I could weld metal with a rose bud, but then it is easier with another torch tip, or I can heat metal with a welding tip, but a rosebud may work better, it is not only the tools and materials, but also the skills you have with the tools and materials, and how you use them together.


Even with the boy scout stainless steel pan if the rosebud was not adjusted or used properly, you can blow all of the gold out of the pan and burn a big hole through the bottom of that pan.
if working from the bottom of the pan, with the torch (rosebud or other tips) burn a hole through the pan and then blow the gold out.
Not only is it what tool you choose but also how you use that tool.

I struggle to explain what I wish to say in a way that makes sense, you need to know the tools you are using, and how to use them, its not that the tool will not work, or that another tool or dish would work better, it is also how they are used.
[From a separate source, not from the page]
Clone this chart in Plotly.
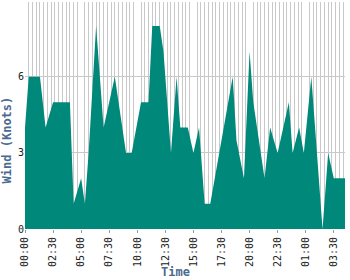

My wife still wont let me back into her little flower bed with my tractor and plow, although I think I could get the weeds out next time, if she would let me try again, without digging up all of her roses.

I can easily use the rose bud with my pyroceram dish and know I will not break it. or blow my gold out of the dish, I can work from the bottom of the dish and then the top with the torch and not blow the powders out, but to try and explain how to some one else, without being there to physically show them how I would do it, and not to break their dish I would suggest they use a different tool like a cheap propane torch, or pull the weeds in their wife’s flower bed by hand.